Inspiration: three books published this year have enriched our understanding of London
Glenn Copus
Rohan Silva5 December 2016

“All great art is born of the metropolis.” So said the poet Ezra Pound — and I certainly can’t disagree, given that so many of my favourite books are set in our sprawling city.

From TS Eliot to Patrick Hamilton, creative minds have responded to the urban landscape in the most extraordinary ways. Martin Amis once pointed out that the best authors “heighten and transfigure the world you see, for ever”. That’s definitely true of the books about London that I love the most, which have all shaped my everyday experience of the city.

When I walk through Leicester Square, for example, I’m always reminded of GK Chesterton’s description in The Man Who Was Thursday of an exotic place that’s somehow “so alien” and “so continental”. The sound of Big Ben conjures up Virginia Woolf’s Mrs Dalloway and a time when our city was so much quieter that the chimes could be heard “in the northern part of London”. And when I’m in a London bakery, I often think of Ormus in Salman Rushdie’s The Ground Beneath Her Feet, delightedly scoffing British loaves as he explores our streets for the first time.

This has been a fantastic year for new books — and there were three in particular that I think deserve to be celebrated for enriching our understanding of the city we live in.

First, Slow Burn City by Rowan Moore, which looks at how our metropolis is changing, and the terrible damage being done by soulless corporate developments and volume house-builders.

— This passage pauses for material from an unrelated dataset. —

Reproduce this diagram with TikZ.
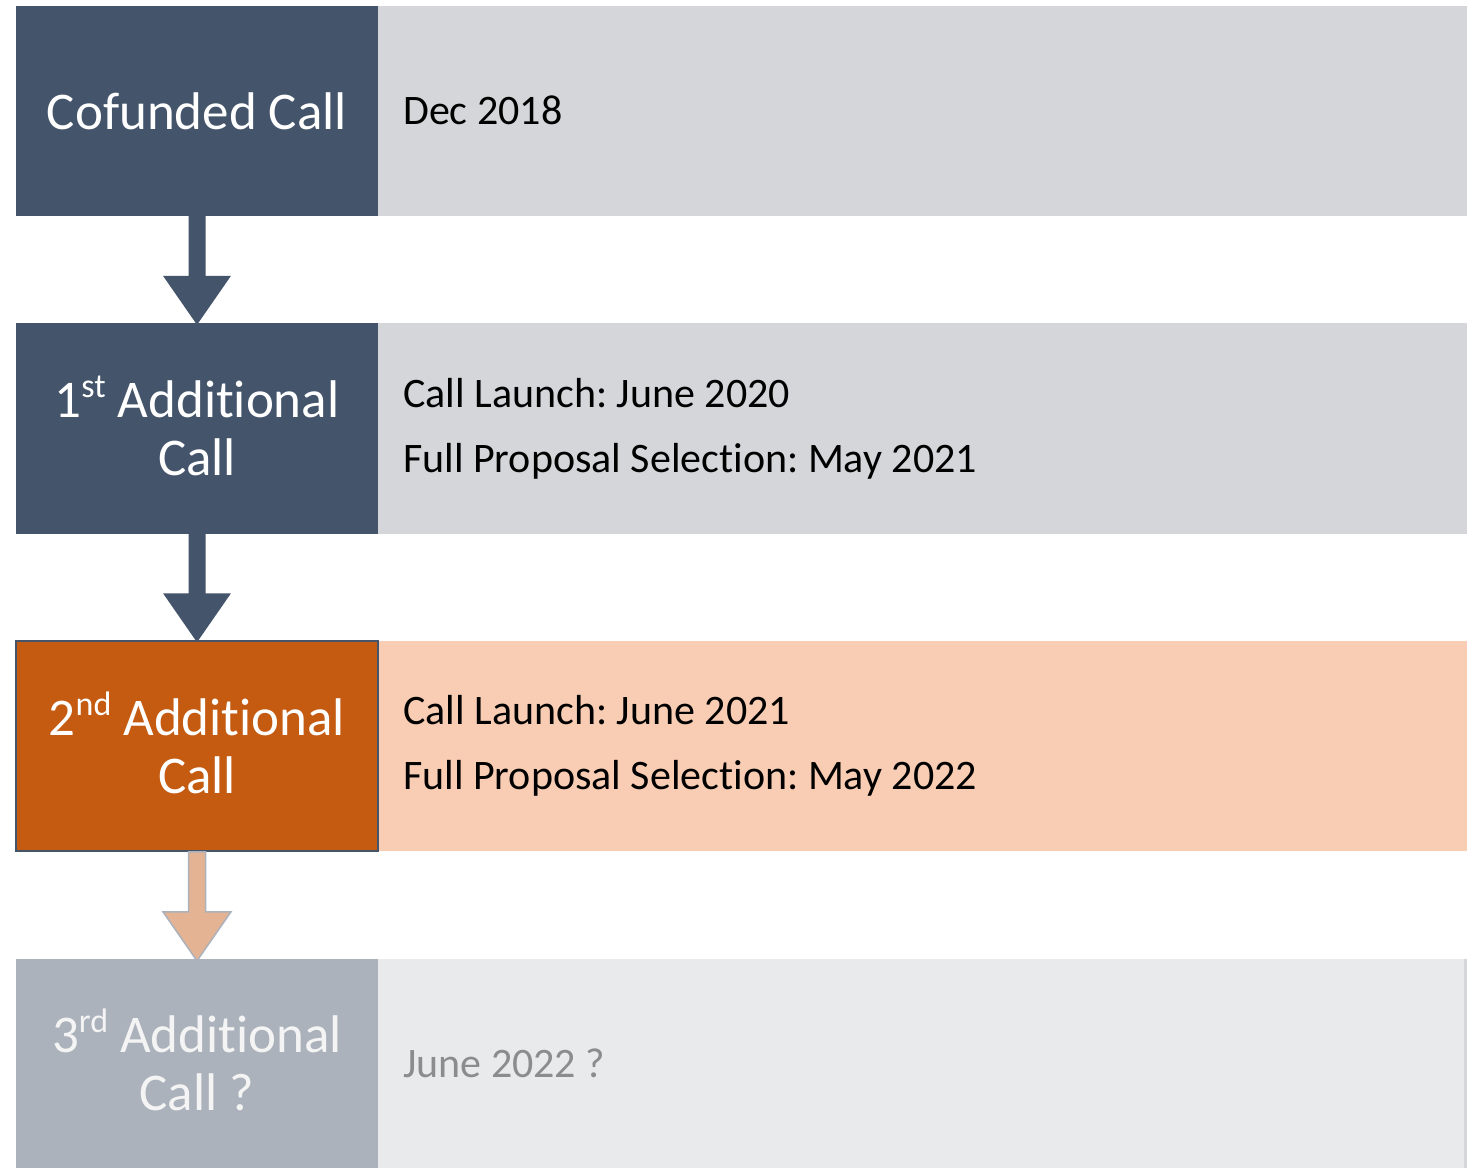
\documentclass[tikz,border=0pt]{standalone}
\usepackage{fontspec}
\setmainfont{Carlito}[Ligatures=NoCommon]
\frenchspacing
\usetikzlibrary{calc}
\definecolor{navy}{HTML}{44546A}
\definecolor{lgray}{HTML}{D5D6DA}
\definecolor{orng}{HTML}{C55A11}
\definecolor{peach}{HTML}{F8CDB3}
\definecolor{gfour}{HTML}{ACB2BB}
\definecolor{pale}{HTML}{E9EAEC}
\definecolor{arrpeach}{HTML}{E4B393}
\definecolor{gtext}{HTML}{8C8C8C}
\definecolor{ltext}{HTML}{F4F4F4}
\newcommand{\supr}[1]{\smash{\raisebox{0.38em}{\fontsize{34}{34}\selectfont #1}}}
\tikzset{
  leftbox/.style={rectangle, inner sep=0pt, minimum width=362pt, minimum height=210pt, text=white, align=center, font=\fontsize{53}{58}\selectfont},
  rightbox/.style={rectangle, inner sep=0pt, minimum width=1089pt, minimum height=210pt},
  rtext/.style={anchor=west, inner sep=0pt, align=left, text=black, font=\fontsize{42}{65}\selectfont},
}
\newcommand{\downarrowshape}[3]{%
  \path[#3] ($(#1.south)+(-8.5,0)$) -- ($(#2.north)+(-8.5,-47)$) -- ($(#2.north)+(-34,-47)$) -- ($(#2.north)+(0,2)$) -- ($(#2.north)+(34,-47)$) -- ($(#2.north)+(8.5,-47)$) -- ($(#1.south)+(8.5,0)$) -- cycle;}
\begin{document}
\begin{tikzpicture}[x=1pt,y=-1pt]
\useasboundingbox[fill=white] (0,0) rectangle (1473,1168);
% row 1
\node[rightbox, fill=lgray] (r1) at (922.5,111) {};
\node[leftbox, fill=navy] (l1) at (197,111) {Cofunded Call};
\node[rtext] (t1) at (403,110) {Dec 2018};
% row 2
\node[rightbox, fill=lgray, minimum height=211pt] (r2) at (922.5,428.5) {};
\node[leftbox, fill=navy, minimum height=211pt] (l2) at (197,428.5) {1\supr{st} Additional\\Call};
\node[rtext] (t2) at (403,428.5) {Call Launch: June 2020\\Full Proposal Selection: May 2021};
% row 3
\node[rightbox, fill=peach] (r3) at (922.5,746) {};
\node[leftbox, fill=orng, draw=navy, line width=1.5pt] (l3) at (197,746) {2\supr{nd} Additional\\Call};
\node[rtext] (t3) at (403,746) {Call Launch: June 2021\\Full Proposal Selection: May 2022};
% row 4
\node[rightbox, fill=pale, minimum height=209pt] (r4) at (922.5,1063.5) {};
\draw[color=lgray, line width=3pt] ($(r4.north east)+(-1.5,0)$) -- ($(r4.south east)+(-1.5,0)$);
\node[leftbox, fill=gfour, minimum height=209pt, text=ltext] (l4) at (197,1063.5) {3\supr{rd} Additional\\Call ?};
\node[rtext, text=gtext] (t4) at (403,1063.5) {June 2022 ?};
% arrows
\downarrowshape{l1}{l2}{fill=navy}
\downarrowshape{l2}{l3}{fill=navy}
\downarrowshape{l3}{l4}{fill=arrpeach, draw=gfour, line width=1.5pt}
\end{tikzpicture}
\end{document}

The book argues that London is something like an organic entity that goes through long cycles of expansion and decay. Today, after a period of untrammelled growth, Moore concludes that ambitious action is needed to ensure the city remains healthy and sustainable.

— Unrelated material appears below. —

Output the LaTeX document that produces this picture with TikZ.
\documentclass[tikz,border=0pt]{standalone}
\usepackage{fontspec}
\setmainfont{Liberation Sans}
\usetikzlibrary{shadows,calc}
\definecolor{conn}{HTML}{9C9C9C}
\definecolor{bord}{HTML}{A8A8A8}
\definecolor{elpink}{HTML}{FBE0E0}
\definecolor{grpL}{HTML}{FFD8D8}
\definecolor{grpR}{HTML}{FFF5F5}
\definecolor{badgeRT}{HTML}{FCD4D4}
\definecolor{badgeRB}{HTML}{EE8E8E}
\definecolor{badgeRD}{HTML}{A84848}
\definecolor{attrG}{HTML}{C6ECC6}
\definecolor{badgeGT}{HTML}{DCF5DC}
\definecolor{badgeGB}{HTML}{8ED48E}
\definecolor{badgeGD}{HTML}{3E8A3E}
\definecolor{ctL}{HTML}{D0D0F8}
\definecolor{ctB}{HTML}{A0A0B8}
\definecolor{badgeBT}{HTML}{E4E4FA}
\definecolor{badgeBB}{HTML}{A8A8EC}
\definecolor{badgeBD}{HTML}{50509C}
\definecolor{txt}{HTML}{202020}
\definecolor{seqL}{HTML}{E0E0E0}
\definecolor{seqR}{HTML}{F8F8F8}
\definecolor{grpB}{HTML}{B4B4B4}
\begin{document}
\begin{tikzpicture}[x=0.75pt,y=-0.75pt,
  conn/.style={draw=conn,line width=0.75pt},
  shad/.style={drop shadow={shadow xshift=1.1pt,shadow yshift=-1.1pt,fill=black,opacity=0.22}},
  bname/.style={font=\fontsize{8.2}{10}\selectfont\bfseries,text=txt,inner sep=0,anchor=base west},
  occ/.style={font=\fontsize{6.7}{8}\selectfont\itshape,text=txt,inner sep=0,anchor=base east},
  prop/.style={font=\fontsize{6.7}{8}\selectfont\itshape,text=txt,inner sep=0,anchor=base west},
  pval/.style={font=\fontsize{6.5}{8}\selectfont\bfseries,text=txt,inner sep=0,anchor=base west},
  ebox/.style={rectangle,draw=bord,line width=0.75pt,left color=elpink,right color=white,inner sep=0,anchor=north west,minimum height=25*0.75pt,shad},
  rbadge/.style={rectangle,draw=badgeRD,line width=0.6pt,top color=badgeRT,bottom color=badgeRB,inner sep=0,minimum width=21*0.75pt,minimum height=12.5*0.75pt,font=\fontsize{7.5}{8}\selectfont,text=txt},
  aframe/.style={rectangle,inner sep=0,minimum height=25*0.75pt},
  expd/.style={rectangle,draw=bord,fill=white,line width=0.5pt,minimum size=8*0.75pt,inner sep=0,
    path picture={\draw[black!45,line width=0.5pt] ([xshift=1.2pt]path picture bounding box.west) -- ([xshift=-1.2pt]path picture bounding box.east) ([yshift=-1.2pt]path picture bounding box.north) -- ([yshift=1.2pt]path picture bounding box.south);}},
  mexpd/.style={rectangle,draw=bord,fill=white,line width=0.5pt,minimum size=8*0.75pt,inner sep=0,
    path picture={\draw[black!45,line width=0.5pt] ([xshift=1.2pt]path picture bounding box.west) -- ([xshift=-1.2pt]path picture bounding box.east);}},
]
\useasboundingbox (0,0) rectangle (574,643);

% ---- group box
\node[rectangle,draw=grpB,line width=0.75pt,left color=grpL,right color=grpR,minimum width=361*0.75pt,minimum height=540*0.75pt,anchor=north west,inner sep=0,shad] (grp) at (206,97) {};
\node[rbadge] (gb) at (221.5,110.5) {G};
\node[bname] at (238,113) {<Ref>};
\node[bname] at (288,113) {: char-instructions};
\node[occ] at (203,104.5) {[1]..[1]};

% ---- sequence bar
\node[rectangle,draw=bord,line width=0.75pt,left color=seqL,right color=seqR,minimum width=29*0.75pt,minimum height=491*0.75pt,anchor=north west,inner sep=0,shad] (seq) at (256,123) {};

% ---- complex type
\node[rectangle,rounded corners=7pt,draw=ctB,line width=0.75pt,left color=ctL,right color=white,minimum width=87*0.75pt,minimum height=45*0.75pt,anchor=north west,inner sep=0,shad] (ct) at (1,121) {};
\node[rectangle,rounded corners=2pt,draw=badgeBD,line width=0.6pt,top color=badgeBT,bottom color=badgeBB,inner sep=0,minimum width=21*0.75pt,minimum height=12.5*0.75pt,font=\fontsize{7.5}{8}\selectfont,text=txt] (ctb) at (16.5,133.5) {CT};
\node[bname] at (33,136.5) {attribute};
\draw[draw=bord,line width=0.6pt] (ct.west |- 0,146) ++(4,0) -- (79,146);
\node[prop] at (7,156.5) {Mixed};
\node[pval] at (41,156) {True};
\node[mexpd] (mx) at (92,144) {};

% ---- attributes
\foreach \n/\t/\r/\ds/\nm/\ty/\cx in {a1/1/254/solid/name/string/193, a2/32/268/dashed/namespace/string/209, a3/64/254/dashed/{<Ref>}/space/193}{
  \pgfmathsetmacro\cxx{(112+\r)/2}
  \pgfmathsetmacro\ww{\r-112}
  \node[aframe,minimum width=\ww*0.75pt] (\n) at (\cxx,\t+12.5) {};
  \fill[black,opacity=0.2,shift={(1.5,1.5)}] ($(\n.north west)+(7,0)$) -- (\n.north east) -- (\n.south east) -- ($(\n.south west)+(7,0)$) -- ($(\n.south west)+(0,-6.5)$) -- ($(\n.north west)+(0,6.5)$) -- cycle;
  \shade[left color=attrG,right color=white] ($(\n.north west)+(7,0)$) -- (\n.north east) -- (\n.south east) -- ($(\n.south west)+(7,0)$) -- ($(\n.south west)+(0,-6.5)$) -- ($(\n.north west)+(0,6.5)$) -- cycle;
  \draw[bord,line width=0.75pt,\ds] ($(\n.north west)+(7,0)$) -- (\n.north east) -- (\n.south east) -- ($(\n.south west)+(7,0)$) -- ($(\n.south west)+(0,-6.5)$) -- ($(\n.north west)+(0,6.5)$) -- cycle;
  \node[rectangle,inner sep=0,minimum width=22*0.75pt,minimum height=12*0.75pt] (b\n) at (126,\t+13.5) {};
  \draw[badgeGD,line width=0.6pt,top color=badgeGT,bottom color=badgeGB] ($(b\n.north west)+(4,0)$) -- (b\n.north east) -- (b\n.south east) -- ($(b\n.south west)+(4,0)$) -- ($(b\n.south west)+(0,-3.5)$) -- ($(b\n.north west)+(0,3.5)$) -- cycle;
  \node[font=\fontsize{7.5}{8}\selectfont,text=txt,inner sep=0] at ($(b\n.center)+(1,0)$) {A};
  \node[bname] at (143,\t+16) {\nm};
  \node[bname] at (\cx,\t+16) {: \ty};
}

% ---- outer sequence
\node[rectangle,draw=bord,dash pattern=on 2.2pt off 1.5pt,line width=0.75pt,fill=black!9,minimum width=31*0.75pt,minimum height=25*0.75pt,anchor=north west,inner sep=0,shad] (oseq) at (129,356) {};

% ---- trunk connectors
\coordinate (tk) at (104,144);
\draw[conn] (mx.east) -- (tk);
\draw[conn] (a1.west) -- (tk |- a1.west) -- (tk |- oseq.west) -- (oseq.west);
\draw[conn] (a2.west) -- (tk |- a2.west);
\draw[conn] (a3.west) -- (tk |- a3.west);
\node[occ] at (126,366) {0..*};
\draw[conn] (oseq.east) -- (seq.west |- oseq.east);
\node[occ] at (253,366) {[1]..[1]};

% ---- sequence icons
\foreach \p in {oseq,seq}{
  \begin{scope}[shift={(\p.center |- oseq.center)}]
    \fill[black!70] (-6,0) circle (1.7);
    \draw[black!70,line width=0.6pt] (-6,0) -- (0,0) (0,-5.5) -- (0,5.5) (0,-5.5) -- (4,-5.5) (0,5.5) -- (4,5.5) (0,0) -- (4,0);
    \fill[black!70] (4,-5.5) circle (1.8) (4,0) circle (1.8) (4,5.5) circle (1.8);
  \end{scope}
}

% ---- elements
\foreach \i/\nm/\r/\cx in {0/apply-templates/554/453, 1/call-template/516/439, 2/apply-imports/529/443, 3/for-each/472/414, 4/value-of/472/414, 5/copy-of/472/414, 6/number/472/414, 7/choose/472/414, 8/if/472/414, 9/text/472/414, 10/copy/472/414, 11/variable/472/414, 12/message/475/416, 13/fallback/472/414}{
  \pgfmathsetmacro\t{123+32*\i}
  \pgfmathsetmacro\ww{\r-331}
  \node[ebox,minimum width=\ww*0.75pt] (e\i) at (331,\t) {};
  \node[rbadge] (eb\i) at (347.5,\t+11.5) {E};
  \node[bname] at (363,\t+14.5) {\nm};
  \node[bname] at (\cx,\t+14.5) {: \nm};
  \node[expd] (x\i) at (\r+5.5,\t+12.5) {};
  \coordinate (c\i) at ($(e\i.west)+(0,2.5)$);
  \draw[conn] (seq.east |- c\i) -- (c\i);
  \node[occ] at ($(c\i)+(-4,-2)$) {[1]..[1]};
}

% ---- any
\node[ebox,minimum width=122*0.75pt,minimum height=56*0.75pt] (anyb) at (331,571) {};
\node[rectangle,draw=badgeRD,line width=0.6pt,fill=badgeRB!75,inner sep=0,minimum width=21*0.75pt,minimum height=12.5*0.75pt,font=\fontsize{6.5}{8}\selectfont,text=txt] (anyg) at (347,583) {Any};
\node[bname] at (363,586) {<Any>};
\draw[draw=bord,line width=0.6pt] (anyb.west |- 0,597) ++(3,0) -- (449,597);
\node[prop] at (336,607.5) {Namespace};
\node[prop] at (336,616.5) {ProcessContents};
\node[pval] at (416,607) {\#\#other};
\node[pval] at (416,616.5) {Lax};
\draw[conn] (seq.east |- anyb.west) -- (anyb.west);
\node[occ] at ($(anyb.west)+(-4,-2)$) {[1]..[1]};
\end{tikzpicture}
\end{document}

Second, James Shapiro’s majestic 1606, which came out in paperback in the spring. The book tells the story of a fertile year in Shakespeare’s life, in which he wrote Antony and Cleopatra, Macbeth and King Lear. It’s ultimately also a snapshot of London at that time — an endlessly stimulating place to live, and a deep source of inspiration for Shakespeare and his peers. Shapiro shows how the capital was a dense hotbed of writers, actors and theatres — providing the raw ingredients for innovation to flourish. Modern academics would call it a creative cluster, but whatever the name, the same entrepreneurial energy can still be found in our city more than 400 years later.

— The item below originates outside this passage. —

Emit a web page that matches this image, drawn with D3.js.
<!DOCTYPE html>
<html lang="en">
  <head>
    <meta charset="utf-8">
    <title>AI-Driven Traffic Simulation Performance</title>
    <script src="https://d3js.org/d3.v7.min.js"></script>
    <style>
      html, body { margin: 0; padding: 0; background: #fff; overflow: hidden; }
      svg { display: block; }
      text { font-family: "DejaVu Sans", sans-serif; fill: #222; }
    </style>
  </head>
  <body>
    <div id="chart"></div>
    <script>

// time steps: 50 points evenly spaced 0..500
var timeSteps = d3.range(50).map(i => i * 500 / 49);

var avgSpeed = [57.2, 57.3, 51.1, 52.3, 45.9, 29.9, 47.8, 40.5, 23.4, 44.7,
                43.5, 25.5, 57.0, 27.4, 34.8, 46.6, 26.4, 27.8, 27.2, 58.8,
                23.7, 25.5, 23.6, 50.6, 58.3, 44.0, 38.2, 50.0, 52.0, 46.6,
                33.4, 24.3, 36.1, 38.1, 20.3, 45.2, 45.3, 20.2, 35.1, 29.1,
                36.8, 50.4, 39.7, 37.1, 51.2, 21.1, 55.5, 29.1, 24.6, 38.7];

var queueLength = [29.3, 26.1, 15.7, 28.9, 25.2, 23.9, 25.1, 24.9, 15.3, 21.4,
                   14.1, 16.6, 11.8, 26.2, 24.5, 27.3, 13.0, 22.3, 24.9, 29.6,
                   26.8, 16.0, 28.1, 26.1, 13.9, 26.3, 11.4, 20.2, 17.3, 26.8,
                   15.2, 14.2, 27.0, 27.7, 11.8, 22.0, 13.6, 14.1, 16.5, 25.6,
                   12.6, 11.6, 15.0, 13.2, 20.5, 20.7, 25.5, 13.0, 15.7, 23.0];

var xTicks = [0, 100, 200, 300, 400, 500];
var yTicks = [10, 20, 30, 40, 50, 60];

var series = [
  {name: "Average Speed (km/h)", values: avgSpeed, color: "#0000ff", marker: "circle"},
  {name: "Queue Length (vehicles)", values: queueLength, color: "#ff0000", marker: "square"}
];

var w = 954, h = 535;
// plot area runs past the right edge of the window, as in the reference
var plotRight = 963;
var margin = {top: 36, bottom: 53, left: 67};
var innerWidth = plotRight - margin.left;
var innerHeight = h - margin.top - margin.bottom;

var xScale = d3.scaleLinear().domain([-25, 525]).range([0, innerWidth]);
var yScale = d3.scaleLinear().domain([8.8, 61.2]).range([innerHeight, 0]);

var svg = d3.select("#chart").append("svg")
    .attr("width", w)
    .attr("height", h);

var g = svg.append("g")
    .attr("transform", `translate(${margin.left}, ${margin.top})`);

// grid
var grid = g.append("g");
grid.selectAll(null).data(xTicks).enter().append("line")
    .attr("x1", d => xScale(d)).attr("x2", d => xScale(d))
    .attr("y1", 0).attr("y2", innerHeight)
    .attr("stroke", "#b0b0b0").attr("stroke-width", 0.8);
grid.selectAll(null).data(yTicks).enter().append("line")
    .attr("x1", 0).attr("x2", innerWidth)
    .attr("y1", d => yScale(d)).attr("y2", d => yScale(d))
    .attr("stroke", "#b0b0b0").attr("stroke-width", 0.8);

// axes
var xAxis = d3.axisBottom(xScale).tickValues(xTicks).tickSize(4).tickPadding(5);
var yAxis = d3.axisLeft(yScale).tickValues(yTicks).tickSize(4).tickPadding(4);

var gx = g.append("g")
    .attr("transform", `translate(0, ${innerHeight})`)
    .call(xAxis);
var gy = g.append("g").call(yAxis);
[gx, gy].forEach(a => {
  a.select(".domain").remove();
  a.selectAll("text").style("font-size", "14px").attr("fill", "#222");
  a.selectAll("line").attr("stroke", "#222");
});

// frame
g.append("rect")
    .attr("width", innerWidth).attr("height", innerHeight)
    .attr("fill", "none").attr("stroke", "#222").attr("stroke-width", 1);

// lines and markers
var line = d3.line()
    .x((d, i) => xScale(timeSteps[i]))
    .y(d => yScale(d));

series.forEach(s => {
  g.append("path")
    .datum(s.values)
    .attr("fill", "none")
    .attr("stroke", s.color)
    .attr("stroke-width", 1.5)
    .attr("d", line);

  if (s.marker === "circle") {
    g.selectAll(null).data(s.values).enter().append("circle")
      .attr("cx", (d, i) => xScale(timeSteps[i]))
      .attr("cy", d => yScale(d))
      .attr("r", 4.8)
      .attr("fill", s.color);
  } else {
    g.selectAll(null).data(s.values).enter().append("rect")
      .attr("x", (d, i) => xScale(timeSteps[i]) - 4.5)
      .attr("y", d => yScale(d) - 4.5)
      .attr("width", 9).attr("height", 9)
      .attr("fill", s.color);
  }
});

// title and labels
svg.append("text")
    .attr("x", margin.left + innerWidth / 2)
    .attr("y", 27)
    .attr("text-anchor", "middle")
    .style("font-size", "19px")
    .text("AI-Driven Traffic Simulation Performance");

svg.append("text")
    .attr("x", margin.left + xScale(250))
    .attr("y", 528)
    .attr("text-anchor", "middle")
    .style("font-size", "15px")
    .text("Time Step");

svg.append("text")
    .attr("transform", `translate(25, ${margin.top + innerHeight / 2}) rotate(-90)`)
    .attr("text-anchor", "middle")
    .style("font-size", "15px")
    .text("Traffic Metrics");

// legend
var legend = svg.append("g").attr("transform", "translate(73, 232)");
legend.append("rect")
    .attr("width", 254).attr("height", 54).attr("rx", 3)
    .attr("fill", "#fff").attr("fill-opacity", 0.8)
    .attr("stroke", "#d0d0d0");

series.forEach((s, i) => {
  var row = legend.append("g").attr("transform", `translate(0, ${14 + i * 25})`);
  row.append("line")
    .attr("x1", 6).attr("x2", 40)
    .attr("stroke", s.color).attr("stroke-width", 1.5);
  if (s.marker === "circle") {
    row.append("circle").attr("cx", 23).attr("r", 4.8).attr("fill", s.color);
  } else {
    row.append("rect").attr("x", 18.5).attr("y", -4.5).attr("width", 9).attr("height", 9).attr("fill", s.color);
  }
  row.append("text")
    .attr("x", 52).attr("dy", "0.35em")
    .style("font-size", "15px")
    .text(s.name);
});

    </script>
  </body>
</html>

Finally, the exhilarating East West Street by Philippe Sands QC, which is a set of inter-connected stories about the Holocaust, family histories and the origins of human-rights law. The action mostly takes place in mainland Europe, and in a sense London is a secondary character: a place of refuge for Jewish emigrés during the Second World War. But the way Sands poignantly depicts the city of Lviv in Ukraine — a once-thriving multicultural city that succumbed to ethnic conflict and xenophobia — reminds us just how fragile London’s diversity truly is, and why we have to fight to protect it.

Any of these books would make wonderful Christmas presents for the Londoners in your life. So if you’re struggling for gift ideas, you could do worse than visiting your local independent bookshop, and picking up one (or three) of these. I promise you won’t regret it.